Anybody can get in trouble with the outrage mob for anything. Just speaking colloquially puts a company in danger of that mob aiming its sights, just or unjust, in their direction. Your reputation may be golden until a single CEO makes one comment that is disagreed with, and suddenly you’re “enemy number one”.
Fair? Well, it’s not really “fair”. Balanced? By no means. But real, prescient, and affecting? You bet. Whether you think this is right or wrong, it’s absolutely integral to understand the way in which you will be perceived by the public at large through the lens of the internet. Certainly, it distorts things. The right or wrong may be immaterial here—impact of that distortion is not.
It can be worthwhile to work with consulting agencies and hire PR people as a sort of filter to assure whatever corporate culture defines your brand is communicated to the public at large online. Sometimes you’re going to want them mad at you, sometimes you won’t. Every company is different. But know the impact what you say online will have.
2. Bad Reviews Spoil Quality Products
Look at the disparity between how some films are reviewed by critics, and how they’re reviewed by conventional filmgoers. Unfortunately, there’s a big disconnect here. Often good films are called bad, and bad films are called good. Certainly the definition of good or bad here is contingent on the personal taste of viewers, but there’s a collateral effect.
When a reviewer gives something a “thumbs down”, many people trust that reviewer over their own “tastes”. Bad reviews spoil good films all the time. A great example is the controversial film Joker, which came out in 2019. Look at the disparity on Rotten Tomatoes. As of 3/14/2021, 583 reviewers averaged 68%, while 5,000+ viewers averaged 88%.
Now that’s “up” from earlier knee-jerk reactions to the film. If you remember the controversy on this movie when it hit the box office, it was intense. The critics hated this movie; general audiences did not. There was an inverse effect in that the bad reviews and the controversy actually spurned more people to see the film, and it broke the billion-dollar barrier.
That said, bad reviews don’t always result in controversy which stimulates curiosity in a sort of “Streisand Effect” way. So you can’t count on that. Bad reviews, deserved or not, can undermine productivity. With that in mind, understand that reputation influences reviews, and act to structure public relations online accordingly.
“Your reputation precedes you”
3. Online Reputation Affects Product Impact
Even if you get some of the best possible product label design in the industry, as, for example, may be acquired through companies like Deepking Labels, a poor reputation can restrict buyers from purchasing what you produce.
The cancel mob has become bi-political, and as soon as some company’s output starts trending negatively with one group or another, it gets quickly boycotted. This has always been, to some degree, the case for industry; the internet has merely compounded and magnified the effect.
Now, instead of a “slow-burn” of controversy causing a slow boycott, some little thing happens and, instantaneously, those who are “in the know” decide they’ll never buy anything from you again. So beyond reviews, another way solid products are lost in the shuffle is when generalized reputation comes into the picture.

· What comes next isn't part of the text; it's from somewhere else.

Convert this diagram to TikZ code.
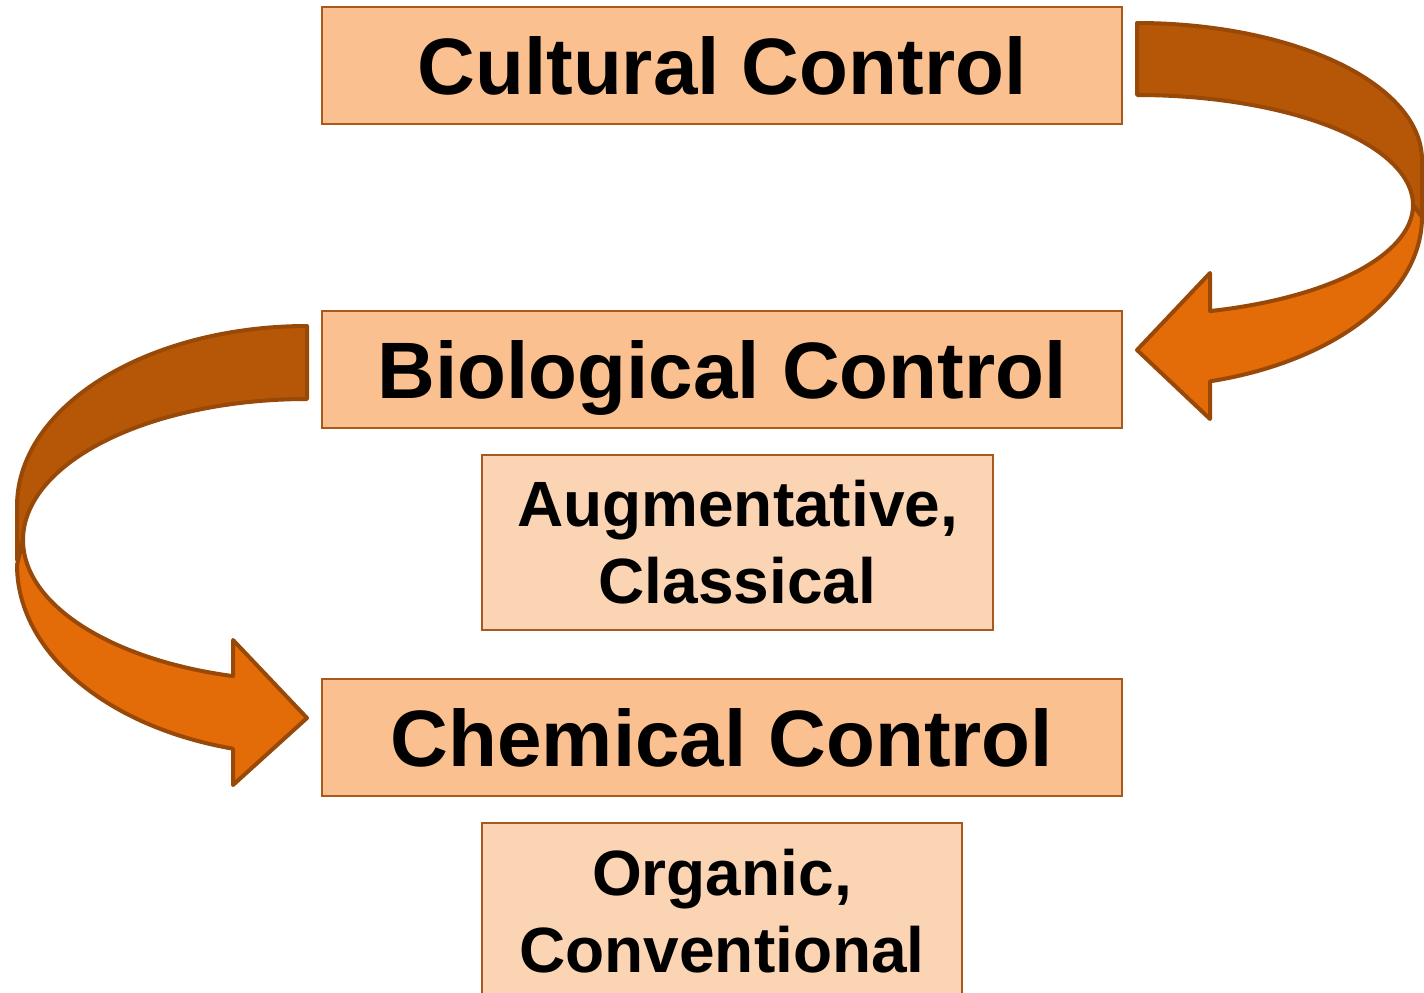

Also Read: Review Gone Wrong: Errors Made in Rating and Solution
4. How Reputation is Managed Can Affect Business Trajectory
It is a valid business model to lean into the outrage mob and use them to your advantage, but it’s a risky gamble, and it can really blow up in your face if you don’t get the balance right. That said, some companies lean into the outrage mob to great success. Especially if your target demographic is antithetical to this mob, then you’re kind of playing a “bad boy” game.
The “bad boy” is attractive. There’s such a thing as “punk rock”. This was the whole business model of punks in the seventies and eighties: to be so contradictory to mainstream culture they lead the vanguard of “counterculture” which was the other direction. Well, today’s “mainstream” has switched polarity. The “counterculture” movement was so successful, it became mainstream.
Now, the “old world” culture that was yesteryear’s mainstream is the counterculture. And likely another shift in polarity will impact businesses as time goes by. What do you do with that information? Well, if you’re “edgy”, then challenge the status quo, and make that a business model. This can affect your overall trajectory.
Online reputation is a great way to do that; getting “banned” can actually produce solid returns if you’re positioned by a negative internet reputation as a sort of underdog. However, this is a big gamble, and for most businesses, such a move won’t be appropriate. Get consultation, and whatever you do, follow through a hundred percent.
5. Reputations Impact First Impressions, Which Can’t Be Remade
If your reputation is a “bad boy”, those visiting your company’s online materials for the first time will assume you’re a “bad boy”; that means you’ll have to live up to that reputation. If you don’t, they’ll mentally label you a hypocrite and never return. You can’t remake a first impression.
By contrast, if your reputation is as a reliable pop-culture leader, then that will similarly be the expectations of those interacting with you for the first time. Should you fail them, demonstrating yourself to be a common follower, likewise they’ll never think of you as you intend going forward.
The saying goes: “Your reputation precedes you”. So, whatever online reputation you manage to create will precede the first-time interaction of many new customers in regard to your brand. Accordingly, know what reputation you want them to encounter, and live up to that reputation as best you can.
Design Corporate Culture Around Optimizing Online Reputation
So which side of the modern cultural war are you on? Are you playing both ends against the middle? Are you with the “bad boys”? Are you following the “trends?” It doesn’t really matter, except to your bottom line; and to that end, online reputation is key.
Reputations impact first impressions, and can’t be remade. The sort of reputation you have will impact your overall business trajectory. The impact of your products overall will be affected by online reputation. Bad reputation online through things like reviews can have a direct or inverse effect on what you’re putting out there.
Also Read: Top 10 Online Brand Reputation Management Tools
Lastly, some companies are chiefly involved in trying to silence certain perspectives from the marketplace. Like it or not, that’s the world we’re in today. So whether you lean into it, oppose it, or try to sell to both sides, it’s absolutely imperative to carefully manage your online reputation in a proactive sense that’s always aware of what’s going on in the market, and why.